— por Daniel Toledo —
Crítica do espetáculo “Ledores no Breu”, da Cia. do Tijolo (SP).
Há quem saiba ler as palavras, mas não o mundo. Há quem saiba ler o mundo, mas não as palavras. É sobre premissas como essas que se constitui o espetáculo “Ledores no Breu”, realizado pela Cia. do Tijolo a partir de materiais tão diversos quanto a prática pedagógica do educador Paulo Freire e a produção poética do alfaiate Zé da Luz. Conduzida pelo ator pernambucano Dinho Lima Flor sob a direção de Rodrigo Mercadante, a montagem chama atenção às contradições que permeiam a noção de analfabetismo, ampliando seus significados e atribuindo-lhe uma complexidade que muitas vezes nos escapa.
A partir de uma dramaturgia que combina música, poesia, diálogos diretos com o público e uma sucessão de poéticas narrativas guiadas por personagens em processo de alfabetização, temos acesso a um universo em que os sentidos não são dados de antemão, mas construídos em cena, não raro por meio de exercícios pedagógicos ali convertidos em instantes performáticos que convocam a participação do espectador.
Habitado por cadeiras escolares, grandes rolos de papel em branco e alguns pedaços de carvão, o palco remete a uma improvisada sala de aula, revelando, decerto, uma escala mais adequada a adultos que a crianças. Aos poucos, entretanto, essa sala de aula se expande em direção ao público, e nos imbricamos, de fato, em exercícios de leitura, escrita e aprendizado, a exemplo das turmas conduzidas por Paulo Freire e das numerosas escolas para jovens e adultos que, mesmo na surdina e sem grandes incentivos, já há algum tempo vêm transformando a paisagem social brasileira. Segundo dados de 2014, no entanto, ainda passa de 13 milhões o numero de analfabetos no país.
Nina, Paraíba e Brasil são algumas das palavras que, da plateia, reaprendemos a ler e interpretar. Aprendemos também que, se não há caderno, a terra e o corpo podem servir como superfície de escrita. E para além das letras e sílabas que já conhecemos, as palavras ganham, em “Ledores no Breu”, significados profundos que remontam a experiências e histórias em que aspectos pessoais e sociais frequentemente se imbricam.
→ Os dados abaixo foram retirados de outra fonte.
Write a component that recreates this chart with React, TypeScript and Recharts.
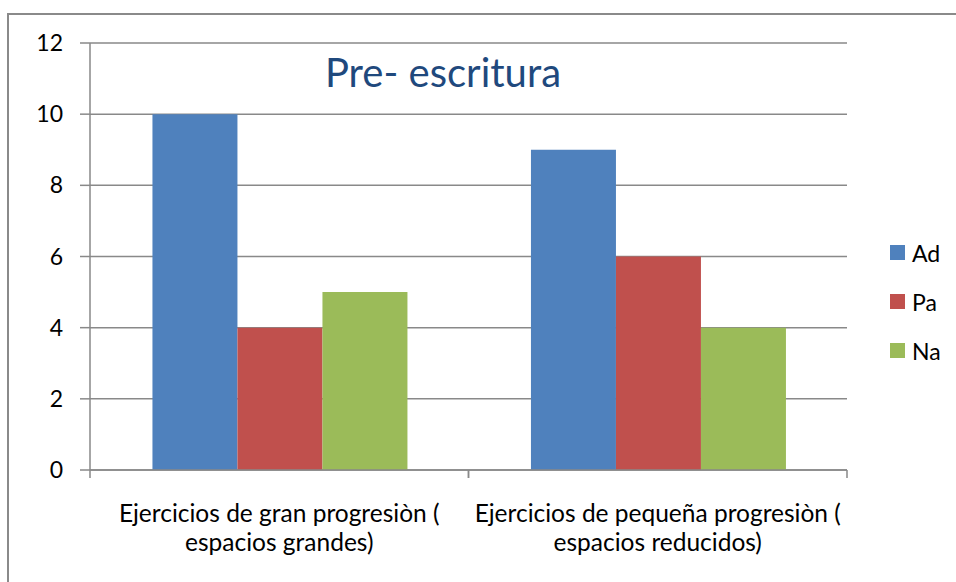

Por meio de narrativas que tocam em temas caros à realidade brasileira, tais quais o machismo, a reforma agrária, o êxodo rural e a grave desigualdade social – e educacional – que nos acompanha desde sempre, a montagem nos convida a percorrer um caminho político e poético em direção aos múltiplos sentidos das palavras.
Tratadas, ali, como possíveis instrumentos de poder e emancipação, as palavras, sejam escritas ou faladas, ganham ainda outros significados. É por meio delas, afinal, que se constroem memórias, expurgos e confissões. Também apoiam-se nas palavras as falsas promessas, os legítimos protestos e uma série de mecanismos de distinção social dos quais somos, recorrentemente, vítimas e algozes. E quando as palavras correspondem a meros enigmas, tais como as pinturas rupestres aos olhos de boa parte de nós, o não saber é defendido como campo de abertura para a criatividade e a invenção de sentidos, por vezes mais pertinentes e certeiros do que os encontrados no dicionário.
Aprendemos, ainda, que não somente as palavras nos desafiam à leitura, mas também o céu, as cidades, as linhas das mãos e a própria realidade social. Superando em muito o sentido mais óbvio do analfabetismo, que se refere à incapacidade de ler e escrever palavras, o trabalho nos convoca a pensar sobre outros analfabetismos dos nossos tempos, decerto tão ou mais graves que o primeiro, relacionados, por exemplo, aos campos ético, estético, político e afetivo.
Definido pelo próprio intérprete como um espetáculo para “cutucar a pátria”, “Ledores no Breu” convida o público a retornar à sala de aula e visitar os próprios analfabetismos, afirmando, em certo sentido, a impossibilidade contemporânea do drama burguês e de qualquer obra teatral que disponha o espectador ante uma cena da qual tenha a impressão de não fazer parte. Estamos todos no escuro, afinal, e cabe a cada um de nós encontrar luzes que possam indicar um novo caminho para a sociedade que, a cada dia, construímos juntos.
(Texto escrito no âmbito da IX Mostra Latino-Americana de Teatro de Grupo. A organização convidou a DocumentaCena – Plataforma de Críticos para a cobertura do festival, iniciativa que envolve os espaços digitais Horizonte da Cena, Satisfeita, Yolanda?, Questão de Crítica e Teatrojornal.)